**MATERIAL TO PROCESS:**

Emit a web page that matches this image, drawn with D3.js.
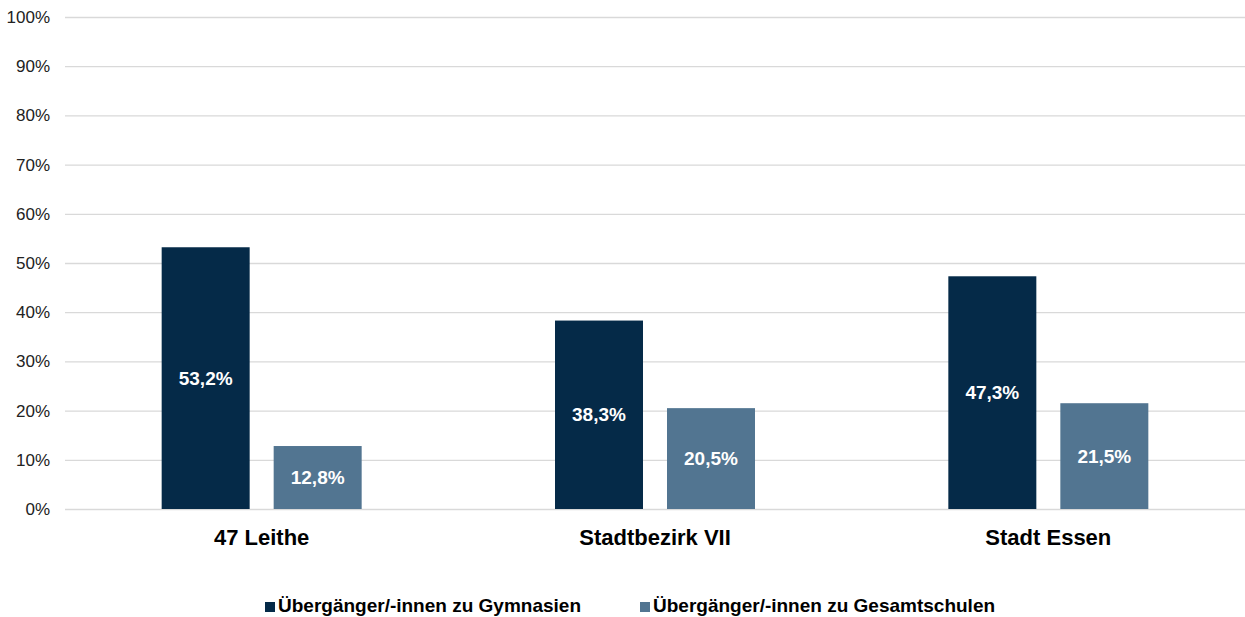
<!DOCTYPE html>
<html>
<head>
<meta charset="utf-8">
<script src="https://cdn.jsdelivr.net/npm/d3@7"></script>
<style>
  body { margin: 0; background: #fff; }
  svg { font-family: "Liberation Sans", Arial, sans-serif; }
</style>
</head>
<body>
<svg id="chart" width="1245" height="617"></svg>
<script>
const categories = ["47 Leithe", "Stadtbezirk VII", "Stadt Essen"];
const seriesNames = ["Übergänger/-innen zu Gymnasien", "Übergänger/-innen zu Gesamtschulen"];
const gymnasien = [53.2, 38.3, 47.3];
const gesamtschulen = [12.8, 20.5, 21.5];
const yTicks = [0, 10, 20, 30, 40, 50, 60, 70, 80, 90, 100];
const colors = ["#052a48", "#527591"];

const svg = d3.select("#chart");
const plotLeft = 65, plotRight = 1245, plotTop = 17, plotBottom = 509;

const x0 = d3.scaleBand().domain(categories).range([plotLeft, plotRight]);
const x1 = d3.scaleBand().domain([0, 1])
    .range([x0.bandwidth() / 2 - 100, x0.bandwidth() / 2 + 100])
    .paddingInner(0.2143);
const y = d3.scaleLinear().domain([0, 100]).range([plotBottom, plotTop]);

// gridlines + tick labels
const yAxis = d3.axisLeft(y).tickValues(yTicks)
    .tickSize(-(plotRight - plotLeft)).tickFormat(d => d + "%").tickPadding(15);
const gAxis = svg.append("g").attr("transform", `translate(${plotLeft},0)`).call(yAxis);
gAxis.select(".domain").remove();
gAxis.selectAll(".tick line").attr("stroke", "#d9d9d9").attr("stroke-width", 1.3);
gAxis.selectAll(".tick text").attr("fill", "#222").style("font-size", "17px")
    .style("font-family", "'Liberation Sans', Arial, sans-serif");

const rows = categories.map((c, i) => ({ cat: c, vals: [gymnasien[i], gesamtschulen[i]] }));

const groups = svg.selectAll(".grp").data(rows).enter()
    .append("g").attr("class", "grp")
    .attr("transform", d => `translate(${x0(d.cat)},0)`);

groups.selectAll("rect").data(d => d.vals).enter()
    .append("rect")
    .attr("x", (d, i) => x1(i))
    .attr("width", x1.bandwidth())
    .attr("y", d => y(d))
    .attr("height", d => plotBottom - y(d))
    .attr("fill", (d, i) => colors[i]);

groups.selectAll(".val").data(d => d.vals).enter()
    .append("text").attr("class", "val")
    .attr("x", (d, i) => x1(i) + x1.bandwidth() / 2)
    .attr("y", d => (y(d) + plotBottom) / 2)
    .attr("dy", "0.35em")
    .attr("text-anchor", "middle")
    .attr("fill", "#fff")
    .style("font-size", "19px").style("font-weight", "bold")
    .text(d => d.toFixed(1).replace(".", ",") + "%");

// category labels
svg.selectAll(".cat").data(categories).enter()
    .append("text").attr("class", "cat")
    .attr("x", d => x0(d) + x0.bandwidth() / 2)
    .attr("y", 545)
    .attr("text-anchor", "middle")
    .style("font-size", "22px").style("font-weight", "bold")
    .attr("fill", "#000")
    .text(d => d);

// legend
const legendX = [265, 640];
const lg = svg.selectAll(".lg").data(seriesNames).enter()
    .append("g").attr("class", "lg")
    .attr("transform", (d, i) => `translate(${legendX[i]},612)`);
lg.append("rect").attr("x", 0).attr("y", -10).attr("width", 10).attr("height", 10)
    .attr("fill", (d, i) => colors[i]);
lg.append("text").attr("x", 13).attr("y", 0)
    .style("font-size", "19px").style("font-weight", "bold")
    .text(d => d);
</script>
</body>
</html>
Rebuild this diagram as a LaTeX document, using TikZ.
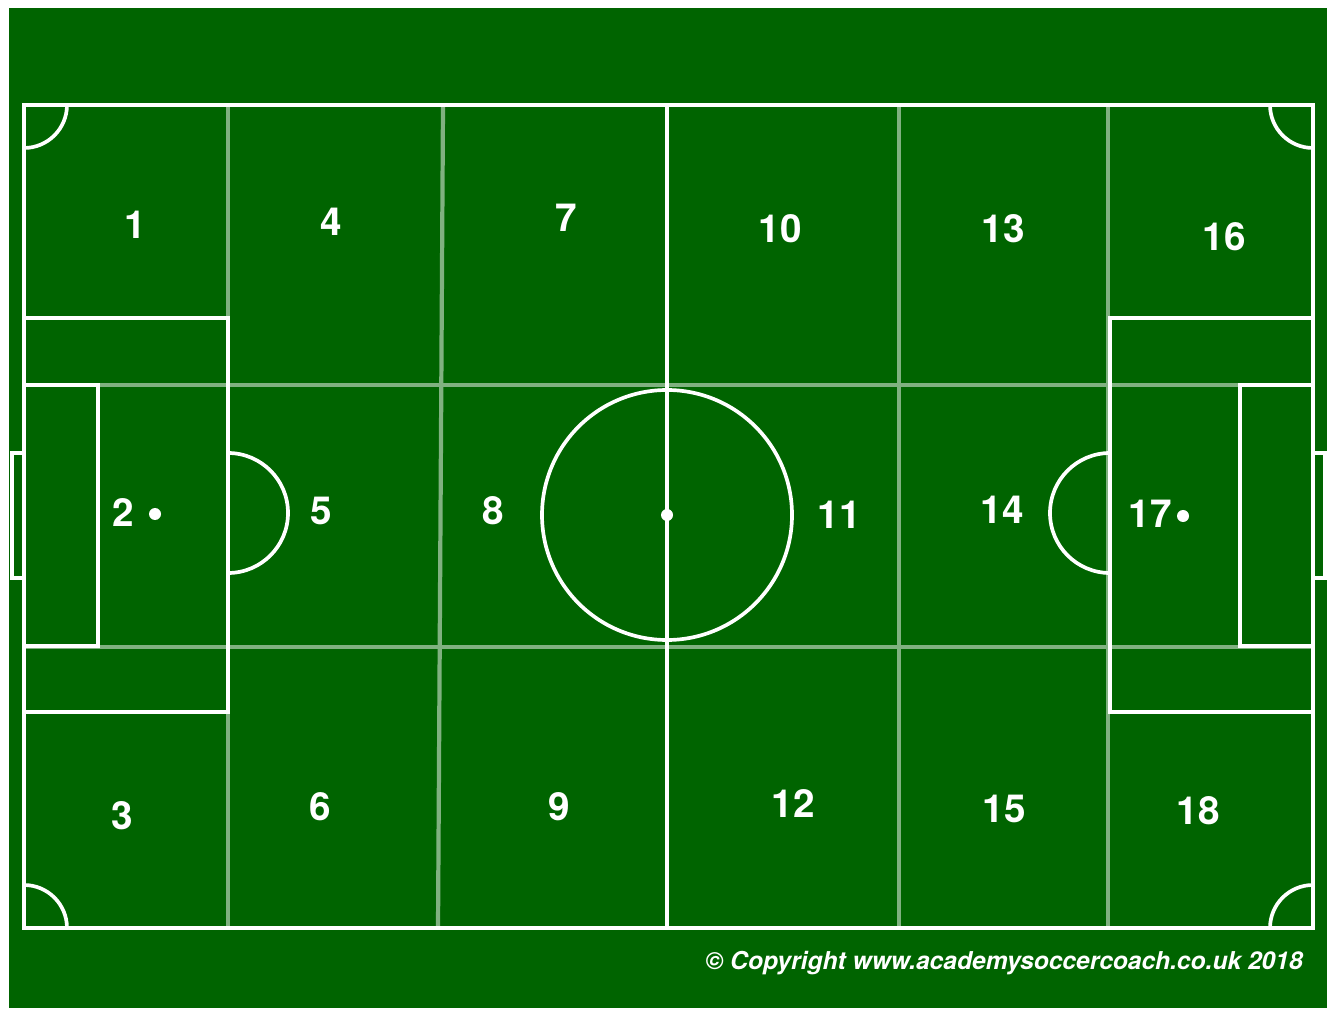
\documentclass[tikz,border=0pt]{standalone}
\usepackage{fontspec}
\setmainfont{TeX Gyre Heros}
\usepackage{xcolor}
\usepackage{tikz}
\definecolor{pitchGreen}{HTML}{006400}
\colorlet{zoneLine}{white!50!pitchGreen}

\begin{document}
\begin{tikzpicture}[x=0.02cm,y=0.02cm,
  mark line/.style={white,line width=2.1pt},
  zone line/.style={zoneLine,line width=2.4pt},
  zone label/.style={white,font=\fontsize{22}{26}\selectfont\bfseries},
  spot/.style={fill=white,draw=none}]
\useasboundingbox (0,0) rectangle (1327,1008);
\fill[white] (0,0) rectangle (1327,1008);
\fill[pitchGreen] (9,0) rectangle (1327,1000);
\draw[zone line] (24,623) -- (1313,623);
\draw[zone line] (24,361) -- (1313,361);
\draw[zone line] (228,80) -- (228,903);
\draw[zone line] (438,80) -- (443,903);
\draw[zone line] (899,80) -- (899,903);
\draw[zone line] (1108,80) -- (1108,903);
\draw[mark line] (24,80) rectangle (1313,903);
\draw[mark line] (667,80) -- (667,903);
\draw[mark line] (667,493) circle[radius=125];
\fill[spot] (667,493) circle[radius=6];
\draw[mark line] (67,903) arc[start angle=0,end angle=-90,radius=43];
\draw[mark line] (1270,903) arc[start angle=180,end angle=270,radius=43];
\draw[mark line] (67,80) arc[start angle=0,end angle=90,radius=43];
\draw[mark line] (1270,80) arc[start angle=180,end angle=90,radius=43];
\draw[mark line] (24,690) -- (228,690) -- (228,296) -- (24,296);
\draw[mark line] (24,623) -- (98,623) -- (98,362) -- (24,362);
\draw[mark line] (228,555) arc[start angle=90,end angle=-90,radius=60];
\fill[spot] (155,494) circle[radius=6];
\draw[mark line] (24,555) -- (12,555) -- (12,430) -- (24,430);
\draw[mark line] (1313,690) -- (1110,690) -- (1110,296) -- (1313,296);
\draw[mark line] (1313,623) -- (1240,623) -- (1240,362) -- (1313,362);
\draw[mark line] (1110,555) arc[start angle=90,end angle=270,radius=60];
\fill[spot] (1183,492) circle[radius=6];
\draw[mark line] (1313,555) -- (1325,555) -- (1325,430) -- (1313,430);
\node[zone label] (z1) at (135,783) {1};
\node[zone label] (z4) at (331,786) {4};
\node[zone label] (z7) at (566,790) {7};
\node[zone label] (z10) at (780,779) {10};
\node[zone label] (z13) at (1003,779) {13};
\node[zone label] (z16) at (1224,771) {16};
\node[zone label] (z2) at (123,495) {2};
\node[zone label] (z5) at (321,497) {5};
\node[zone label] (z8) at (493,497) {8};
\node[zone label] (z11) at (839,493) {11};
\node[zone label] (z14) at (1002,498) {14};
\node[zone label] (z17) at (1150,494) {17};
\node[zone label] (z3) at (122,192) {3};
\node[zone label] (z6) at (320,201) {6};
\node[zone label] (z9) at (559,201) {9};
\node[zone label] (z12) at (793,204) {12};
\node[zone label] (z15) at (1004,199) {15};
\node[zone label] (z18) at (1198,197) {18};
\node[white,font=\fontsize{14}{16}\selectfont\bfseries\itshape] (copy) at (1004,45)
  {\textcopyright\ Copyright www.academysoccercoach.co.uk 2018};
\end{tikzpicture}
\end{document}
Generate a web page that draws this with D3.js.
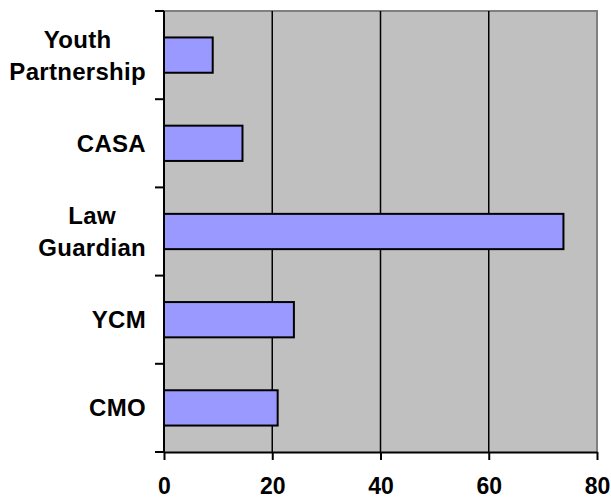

**WRITTEN EXERCISE:**
Give again, exactly, the lines from the start of the data through the one holding "const plotLeft = 65, plotRight"; omit the pictures.

**CORRECT RESULT:**
Emit a web page that matches this image, drawn with D3.js.
<!DOCTYPE html>
<html>
<head>
<meta charset="utf-8">
<script src="https://cdn.jsdelivr.net/npm/d3@7"></script>
<style>
  body { margin: 0; background: #fff; }
  svg { font-family: "Liberation Sans", Arial, sans-serif; }
</style>
</head>
<body>
<svg id="chart" width="1245" height="617"></svg>
<script>
const categories = ["47 Leithe", "Stadtbezirk VII", "Stadt Essen"];
const seriesNames = ["Übergänger/-innen zu Gymnasien", "Übergänger/-innen zu Gesamtschulen"];
const gymnasien = [53.2, 38.3, 47.3];
const gesamtschulen = [12.8, 20.5, 21.5];
const yTicks = [0, 10, 20, 30, 40, 50, 60, 70, 80, 90, 100];
const colors = ["#052a48", "#527591"];

const svg = d3.select("#chart");
const plotLeft = 65, plotRight = 1245, plotTop = 17, plotBottom = 509;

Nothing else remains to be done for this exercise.